Inspired by the Netflix documentary “Coded Bias” about racial biases in facial recognition algorithms, Jennifer Mickel, a computer science fourth-year student, focuses her research on AI fairness. Biases in society are reflected within data, Mickel said, and a great deal of internet data represents a point of view centered on Western viewpoints. 

“We don’t see as much representation from people who are not in the West, and so that means that the ideas of the people whose data we’re using to train our models are replicated within those systems,” Mickel said. 

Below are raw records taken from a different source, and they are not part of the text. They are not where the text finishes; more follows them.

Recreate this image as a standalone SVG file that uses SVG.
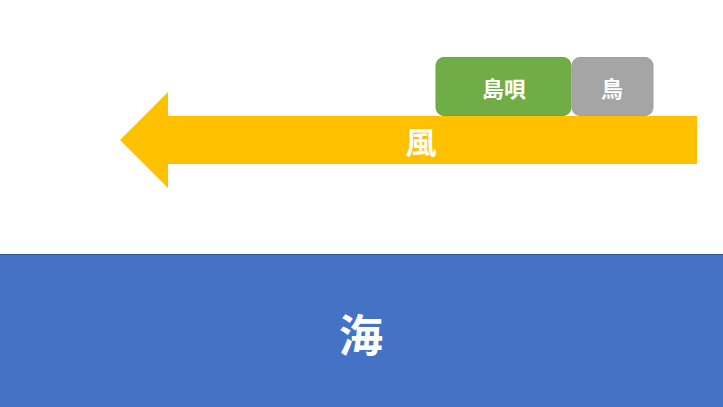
<svg xmlns="http://www.w3.org/2000/svg" width="723" height="407" viewBox="0 0 723 407">
<style>
.t{font-family:"Noto Sans CJK JP","Noto Sans CJK SC",sans-serif;font-weight:bold;fill:#fff;text-anchor:middle;dominant-baseline:central}
</style>
<rect width="723" height="407" fill="#fff"/>
<g id="sea">
<rect x="0" y="254" width="723" height="153" fill="#4472C4"/>
<line x1="0" y1="254.5" x2="723" y2="254.5" stroke="#2F5597" stroke-width="1"/>
<text class="t" x="361" y="333" font-size="44">海</text>
</g>
<g id="wind">
<polygon points="120,140 168,92 168,116 697,116 697,164 168,164 168,188" fill="#FFC000"/>
<text class="t" x="421" y="140" font-size="31">風</text>
</g>
<g id="shimauta">
<rect x="436" y="57.5" width="135" height="58" rx="8" fill="#70AD47" stroke="#6AA443"/>
<text class="t" x="504" y="87" font-size="22">島唄</text>
</g>
<g id="tori">
<rect x="572" y="57.5" width="81" height="58" rx="8" fill="#A5A5A5" stroke="#9E9E9E"/>
<text class="t" x="612" y="87" font-size="22">鳥</text>
</g>
<g id="connectors"></g>
</svg>
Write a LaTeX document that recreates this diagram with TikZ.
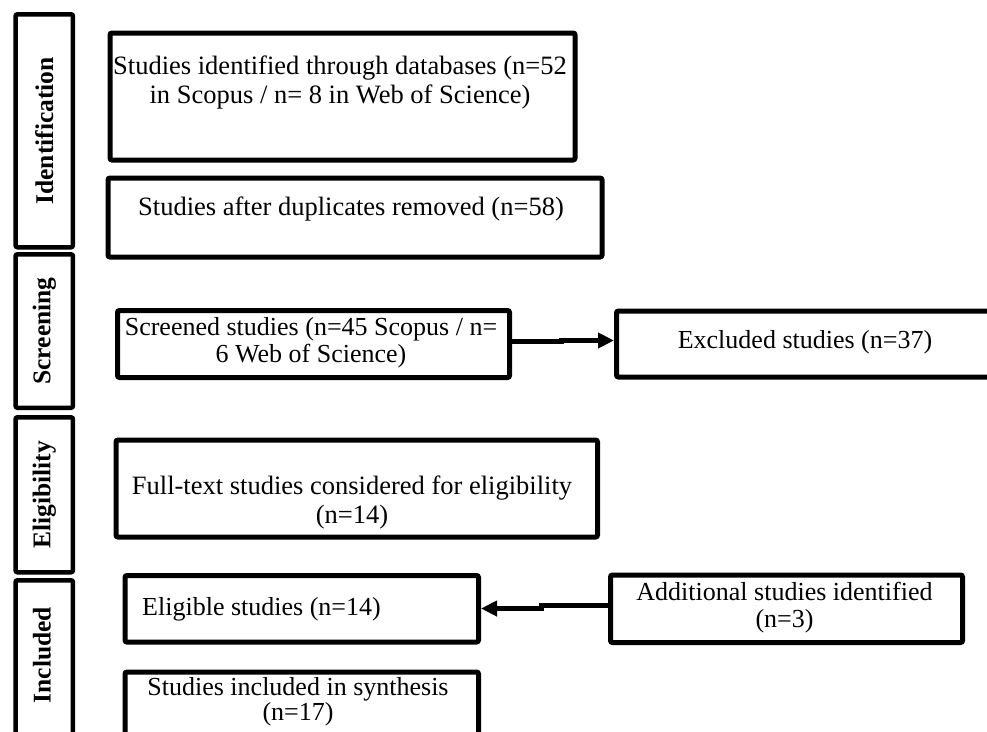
\documentclass[tikz,border=0pt]{standalone}
\usepackage{fontspec}
\setmainfont{Liberation Serif}
\usetikzlibrary{arrows.meta}
\tikzset{
  stagebox/.style={draw, line width=4.5pt, rounded corners=2pt, inner sep=0pt, anchor=north west},
  stagelabel/.style={rotate=90, font=\fontsize{25.5}{28}\selectfont\bfseries, inner sep=0pt},
  flowbox/.style={draw, line width=5pt, rounded corners=2pt, inner sep=0pt, anchor=north west},
  flowtext/.style={align=center, inner sep=0pt, font=\fontsize{26.5}{29}\selectfont},
  narrowtext/.style={align=center, inner sep=0pt, font=\fontsize{26}{27}\selectfont},
  flowarrow/.style={line width=5pt, -{Triangle[length=16pt,width=15pt]}},
}
\begin{document}
\begin{tikzpicture}[x=1pt,y=-1pt]
\useasboundingbox (0,0) rectangle (987,731);
\clip (0,0) rectangle (987,731);
% stage boxes
\node[stagebox, minimum width=57.4, minimum height=233] (ident) at (13.3,12) {};
\node[stagebox, minimum width=57.4, minimum height=153.5] (screen) at (13.3,252) {};
\node[stagebox, minimum width=57.4, minimum height=155] (elig) at (13.3,415) {};
\node[stagebox, minimum width=57.4, minimum height=162] (incl) at (13.3,578) {};
\node[stagelabel] (identl) at (ident.center) {Identification};
\node[stagelabel] (screenl) at (screen.center) {Screening};
\node[stagelabel] (eligl) at (elig.center) {Eligibility};
\node[stagelabel] (incll) at (42,655) {Included};
% flow boxes
\node[flowbox, minimum width=465, minimum height=127] (b1) at (107.5,30.5) {};
\node[flowbox, minimum width=494, minimum height=79] (b2) at (105.5,175.5) {};
\node[flowbox, minimum width=392, minimum height=67] (scr) at (115,308) {};
\node[flowbox, minimum width=386, minimum height=66] (exc) at (614,308.5) {};
\node[flowbox, minimum width=481.5, minimum height=97] (full) at (113.5,437.5) {};
\node[flowbox, minimum width=353.5, minimum height=66.5] (eli) at (122.5,573) {};
\node[flowbox, minimum width=352, minimum height=67.5] (add) at (608,572.5) {};
\node[flowbox, minimum width=353.5, minimum height=75.5] (syn) at (122.5,669.5) {};
% texts
\node[flowtext] (t1) at (340,82.5) {Studies identified through databases (n=52\\in Scopus / n= 8 in Web of Science)};
\node[flowtext] (t2) at (351,209) {Studies after duplicates removed (n=58)};
\node[narrowtext] (t3) at (311,342.5) {Screened studies (n=45 Scopus / n=\\6 Web of Science)};
\node[narrowtext] (t4) at (805,342) {Excluded studies (n=37)};
\node[flowtext] (t5) at (352,502) {Full-text studies considered for eligibility\\(n=14)};
\node[narrowtext, anchor=west] (t6) at (142,609) {Eligible studies (n=14)};
\node[narrowtext] (t7) at (784.5,607.5) {Additional studies identified\\(n=3)};
\node[narrowtext, font=\fontsize{26}{25}\selectfont] (t8) at (298,702) {Studies included in synthesis\\(n=17)};
% connectors
\coordinate (notchA) at (561,341.5);
\coordinate (notchB) at (561,340.5);
\draw[flowarrow] (scr.east |- notchA) -- (notchA) -- (notchB) -- (exc.west |- notchB);
\coordinate (jogA) at (541,605.5);
\coordinate (jogB) at (541,608.5);
\draw[flowarrow] (add.west |- jogA) -- (jogA) -- (jogB) -- (eli.east |- jogB);
\end{tikzpicture}
\end{document}
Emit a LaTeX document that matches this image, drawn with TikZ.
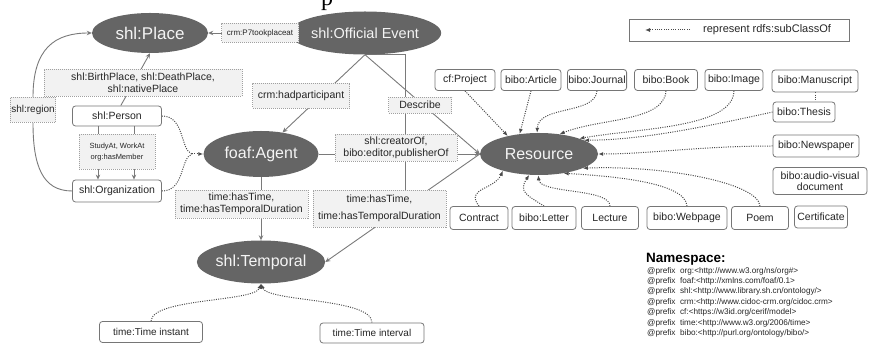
\documentclass[tikz,border=0pt]{standalone}
\usepackage{fontspec}
\setmainfont{Liberation Sans}
\newfontfamily\serifp{Liberation Serif}
\usetikzlibrary{shapes.geometric,arrows.meta,backgrounds}
\definecolor{ellgray}{HTML}{656565}
\definecolor{elltext}{HTML}{F4F4F4}
\definecolor{boxgray}{HTML}{767676}
\definecolor{txt}{HTML}{262626}
\definecolor{labline}{HTML}{A0A0A0}
\definecolor{labfill}{HTML}{F2F2F2}
\definecolor{relgray}{HTML}{7A7A7A}
\definecolor{subgray}{HTML}{4A4A4A}
\newcommand\myfs[2]{\fontsize{#1}{#2}\selectfont}
\begin{document}
\begin{tikzpicture}[x=1pt,y=-1pt,
  cls/.style={ellipse, fill=ellgray, text=elltext, inner sep=0pt, font=\myfs{16}{18}},
  ent/.style={draw=boxgray, line width=0.8pt, rounded corners=3pt, fill=white, text=txt, inner sep=1pt, font=\myfs{10.5}{12}, align=center},
  lab/.style={draw=labline, dash pattern=on 1pt off 1pt, line width=0.8pt, fill=labfill, text=txt, inner sep=1pt, font=\myfs{10.5}{12.5}, align=center},
  rel/.style={draw=relgray, line width=0.9pt},
  rela/.style={rel, -{Stealth[length=5pt,width=4.5pt]}},
  sub/.style={draw=subgray, line width=1pt, dash pattern=on 1pt off 1.3pt, -{Latex[length=5pt,width=4pt]}},
  subn/.style={draw=subgray, line width=1pt, dash pattern=on 1pt off 1.3pt}
]
\useasboundingbox (0,0) rectangle (873,344);
\node[anchor=base, font=\serifp\myfs{24}{24}, text=black, inner sep=0pt] (pfrag) at (327,6) {p};

% class ellipses
\node[cls, minimum width=116pt, minimum height=40pt, font=\myfs{17}{18}] (place) at (150,33) {shl:Place};
\node[cls, minimum width=117pt, minimum height=43pt, font=\myfs{14.5}{16}] (oe) at (365,33) {shl:Official Event};
\node[cls, minimum width=115pt, minimum height=46pt] (agent) at (261,154) {foaf:Agent};
\node[cls, minimum width=118pt, minimum height=42pt] (res) at (539,154) {Resource};
\node[cls, minimum width=117pt, minimum height=43pt] (temp) at (261,262) {shl:Temporal};

% entity boxes
\node[ent, minimum width=89pt, minimum height=20pt] (person) at (117,116) {shl:Person};
\node[ent, minimum width=89pt, minimum height=22pt] (org) at (117,191) {shl:Organization};
\node[ent, minimum width=60pt, minimum height=21pt] (proj) at (465,80) {cf:Project};
\node[ent, minimum width=60pt, minimum height=21pt] (art) at (531,80) {bibo:Article};
\node[ent, minimum width=59pt, minimum height=21pt] (jour) at (597,80) {bibo:Journal};
\node[ent, minimum width=63pt, minimum height=21pt] (book) at (666,80) {bibo:Book};
\node[ent, minimum width=58pt, minimum height=21pt] (img) at (734,80) {bibo:Image};
\node[ent, minimum width=86pt, minimum height=22pt] (manu) at (815,81) {bibo:Manuscript};
\node[ent, minimum width=62pt, minimum height=20pt] (thesis) at (804,112) {bibo:Thesis};
\node[ent, minimum width=86pt, minimum height=22pt] (news) at (816,146) {bibo:Newspaper};
\node[ent, minimum width=94pt, minimum height=27pt, font=\myfs{10.5}{11}] (av) at (820,181) {bibo:audio-visual\\document};
\node[ent, minimum width=58pt, minimum height=23pt] (contract) at (479,218) {Contract};
\node[ent, minimum width=64pt, minimum height=23pt] (letter) at (544,218) {bibo:Letter};
\node[ent, minimum width=57pt, minimum height=23pt] (lecture) at (610,218) {Lecture};
\node[ent, minimum width=80pt, minimum height=23pt] (web) at (687,218) {bibo:Webpage};
\node[ent, minimum width=57pt, minimum height=23pt] (poem) at (760,218) {Poem};
\node[ent, minimum width=53pt, minimum height=22pt] (cert) at (821,217) {Certificate};
\node[ent, minimum width=103pt, minimum height=21pt, font=\myfs{10}{12}] (inst) at (151,332) {time:Time instant};
\node[ent, minimum width=104pt, minimum height=20pt, font=\myfs{10}{12}] (intv) at (372,333) {time:Time interval};

% relation labels
\node[lab, minimum width=77pt, minimum height=19pt, font=\myfs{8}{9}] (p7) at (260,33) {crm:P7tookplaceat};
\node[lab, minimum width=198pt, minimum height=27pt, font=\myfs{10.5}{12}] (birth) at (143,83) {shl:BirthPlace, shl:DeathPlace,\\shl:nativePlace};
\node[lab, minimum width=44pt, minimum height=25pt, font=\myfs{10}{12}] (region) at (33,110) {shl:region};
\node[lab, minimum width=97pt, minimum height=25pt] (hadp) at (301,96) {crm:hadparticipant};
\node[lab, minimum width=63pt, minimum height=16pt] (desc) at (420,105) {Describe};
\node[lab, minimum width=76pt, minimum height=35pt, font=\myfs{7.5}{11}] (study) at (117,152) {StudyAt, WorkAt\\org:hasMember};
\node[lab, minimum width=122pt, minimum height=27pt, font=\myfs{10.5}{12}] (creator) at (396,148) {shl:creatorOf,\\bibo:editor,publisherOf};
\node[lab, minimum width=133pt, minimum height=28pt, font=\myfs{10.5}{11.5}] (time1) at (241.5,204) {time:hasTime,\\time:hasTemporalDuration};
\node[lab, minimum width=133pt, minimum height=37pt, font=\myfs{10.5}{17}] (time2) at (379.5,208.5) {time:hasTime,\\time:hasTemporalDuration};

% legend
\node[draw=boxgray, line width=0.8pt, minimum width=220pt, minimum height=22pt, inner sep=0pt] (leg) at (739,30) {};
\coordinate (legA) at (690,30);
\coordinate (legB) at (645,30);
\node[anchor=west, font=\myfs{11}{12}, text=txt, inner sep=0pt] (legt) at (703,30) {represent rdfs:subClassOf};

% namespace
\node[anchor=west, font=\bfseries\myfs{13.5}{14}, text=black, inner sep=0pt] (nsh) at (646,259) {Namespace:};
\node[anchor=north west, font=\myfs{8.2}{10.4}, align=left, text=txt, inner sep=0pt] (ns) at (647,267) {%
@prefix~ org:<http://www.w3.org/ns/org\#>\\
@prefix~ foaf:<http://xmlns.com/foaf/0.1>\\
@prefix~ shl:<http://www.library.sh.cn/ontology/>\\
@prefix~ crm:<http://www.cidoc-crm.org/cidoc.crm>\\
@prefix~ cf:<https://w3id.org/cerif/model>\\
@prefix~ time:<http://www.w3.org/2006/time>\\
@prefix~ bibo:<http://purl.org/ontology/bibo/>};

\coordinate (join) at (192,154);

\begin{scope}[on background layer]
  % solid relations
  \draw[rela] (oe.west) -- (place.east);
  \draw[rela] (person.70) -- (place.south);
  \draw[rel] (org.west) .. controls (42,191) and (33,165) .. (region.south);
  \draw[rela] (region.north) .. controls (33,48) and (55,33) .. (place.west);
  \draw[rela] ([xshift=-19pt]person.south) -- ([xshift=-19pt]org.north);
  \draw[rela] ([xshift=17pt]person.south) -- ([xshift=17pt]org.north);
  \draw[rela] (oe.south) -- (agent.45);
  \draw[rela] (oe.south) -- (res.west);
  \draw[rel] (oe.south) -| ([xshift=25.5pt]time2.north);
  \draw[rela] (agent.east) -- (res.west);
  \draw[rela] (res.west) -- (temp.east);
  \draw[rela] (agent.south) -- (temp.north);
  % agent subclasses
  \draw[subn] (person.east) .. controls (185,116) and (180,150) .. (join);
  \draw[subn] (org.east) .. controls (185,191) and (180,158) .. (join);
  \draw[sub] (join) -- (agent.west);
  % resource subclasses
  \draw[sub] (proj.south) -- (res.150);
  \draw[sub] (art.south) -- (res.134);
  \draw[sub] (jour.south) .. controls (595,115) and (538,105) .. (res.95);
  \draw[sub] (book.south) .. controls (664,122) and (600,118) .. (res.44);
  \draw[sub] (img.south) .. controls (733,128) and (640,128) .. (res.21);
  \draw[subn] (manu.south) -- (manu.south |- thesis.north);
  \draw[sub] (thesis.west) .. controls (700,128) and (640,140) .. (res.17);
  \draw[sub] (news.west) .. controls (700,146) and (650,154) .. (res.east);
  \draw[sub] (poem.north) .. controls (758,182) and (660,165) .. (res.-18);
  \draw[sub] (web.north) .. controls (686,182) and (610,176) .. (res.-38);
  \draw[sub] (lecture.north) .. controls (610,188) and (540,194) .. (res.-92);
  \draw[sub] (letter.north) .. controls (527,195) and (518,192) .. (res.-115);
  \draw[sub] (contract.north) .. controls (465,188) and (494,190) .. (res.-155);
  % temporal subclasses
  \draw[sub] (inst.north) .. controls (152,298) and (255,302) .. (temp.south);
  \draw[sub] (intv.north) .. controls (372,298) and (268,302) .. (temp.south);
  % legend arrow
  \draw[sub] (legA) -- (legB);
\end{scope}
\end{tikzpicture}
\end{document}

Improving fairness can involve using data and assessing an AI model’s performance in new and different ways. Much data is demographic-free due or has partial demographic information due to privacy or other barriers; nonetheless, many models perform better when given background information with demographics, Mickel said. That’s why Mickel works to improve models trained with demographic-free data. Using a system of finding intersections in data — and identifying and mitigating the effects of the worst-performing group — proves feasible for improving these models. 

“Practitioners would use our algorithm to find the groups and then they would retrain using that group information to improve the performance for the worst-performing group,” Mickel said. “They would just keep doing that until the worst-performing group was performing as they had hoped.” 

Early Starts 

Besides all studying AI, Singhal, Padmanabhan, Sarma and Mickel have something else in common: their undergraduate research exposure started within their first year and a half at UT. In fact, the University has more first- and second-year college students doing real-world research than any place in the country. 

Singhal said the early start afforded him the opportunity to learn his research interests and lead projects earlier in his research career. He also has formed strong connections with supportive lab members he’s able to ask for advice or learn from. 

“I’m an NLP [natural language processing] researcher,” Singhal said. “I really love most of NLP. So it’s always been very exciting, and it keeps me motivated to keep on doing research.”